Lesen Sie auf der nächsten Seite Todenhöfers Einschätzung zum muslimischen Frauenbild und warum Muslime in Europa eine Vorlieber für Demokratie haben.

Inwiefern?

George W. Bush hat mit seinem ausdrücklich christlich begründeten »Kreuzzug« gegen den Terror laut der Organisation »Ärzte gegen den Atomkrieg« den Tod von 1,3 Millionen Menschen zu verantworten. Im Irak, in Afghanistan und in Pakistan. Die Mörder von Al-Kaida und die Terroristen des „IS“, die islamistisch argumentieren, haben einschließlich der Terroranschläge vom 11. September 2001 im Westen 3750 Menschen ermordet. Das hindert Herrn Meuthen  nicht daran, zu behaupten, dem Islam wohne eine Gefahr inne, die von anderen Religionen nicht ausginge. Das ist eine totale Verdrehung der Realitäten. Die Wahrheit ist, Bushs mit Lügen begründeter Angriffskrieg gegen den Irak war unchristlich, so wie der Terror von Al-Kaida oder des IS unislamisch ist. 

Das muslimische Frauenbild ist ein starker Kritikpunkt. Es gilt als rückständig und als nicht im Einklang mit einer modernen Gesellschaft stehend.

Das sehe ich ähnlich. Ich sehe die Muslime in der Verantwortung, die Quellen ihrer Religion richtig zu lesen und im Gesamtkontext zu interpretieren. Die Frauen sind das große ungehobene Potenzial der muslimischen Welt.
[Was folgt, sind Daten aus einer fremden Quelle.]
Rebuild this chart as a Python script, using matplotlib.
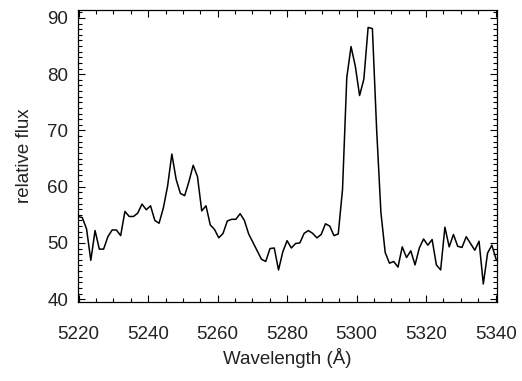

Da gibt es einen erheblichen gesellschaftlichen Nachholbedarf.

Warum haben Muslime in Europa eine Vorliebe für die Demokratie?

Ich glaube, dass viele Menschen, die zugewandert sind, glücklich sind, dass sie in einer Demokratie leben können. Und dass sie demonstrativ ihre Zugehörigkeit zu ihrer neuen Heimat zeigen wollen. Es ist eine tolle Sache, dass es bei deutschen Muslimen diese Demokratieliebe gibt.

Warum sind dennoch viele junge Muslime ansprechbar für Terrorismus?

Sind sie das wirklich? Bei uns gibt es doch viel mehr rechtsradikale Gewalttäter als islamistische Gewalttäter. In Deutschland ist seit der Wiedervereinigung kein einziger Deutscher durch islamistische Terroristen ermordet worden. Aber über 180 Menschen sind durch Rechtsradikale getötet worden. Das wird in der Öffentlichkeit einfach nicht wahrgenommen. Und von der AfD natürlich unterschlagen. Der Islam ist nicht unser Feind. Der wahre Feind steht rechts.

Dass die AfD mit den Menschen, die zum Islam gehören, nun eine ganze Gruppe ausschließt, ist das angesichts der deutschen Vergangenheit nicht zutiefst verunsichernd?

Mich stößt das ab, und es deprimiert mich. Ich habe den Zweiten Weltkrieg noch als Kind miterlebt. Damals waren die Juden das Feindbild. Stellen Sie sich vor, was los wäre, wenn heute einer sagen würde, das Judentum sei mit dem Grundgesetz nicht vereinbar. Wenn jemand sagen würde, dass alle Synagogen, die aus Israel finanziert würden, geschlossen werden müssten. Er würde zu Recht gesellschaftlich geächtet. Die AfD macht es mit einer anderen Bevölkerungs- und Religionsgruppe. Aber das ist dieselbe rassistische Geisteshaltung. Und genauso  undemokratisch und faschistoid.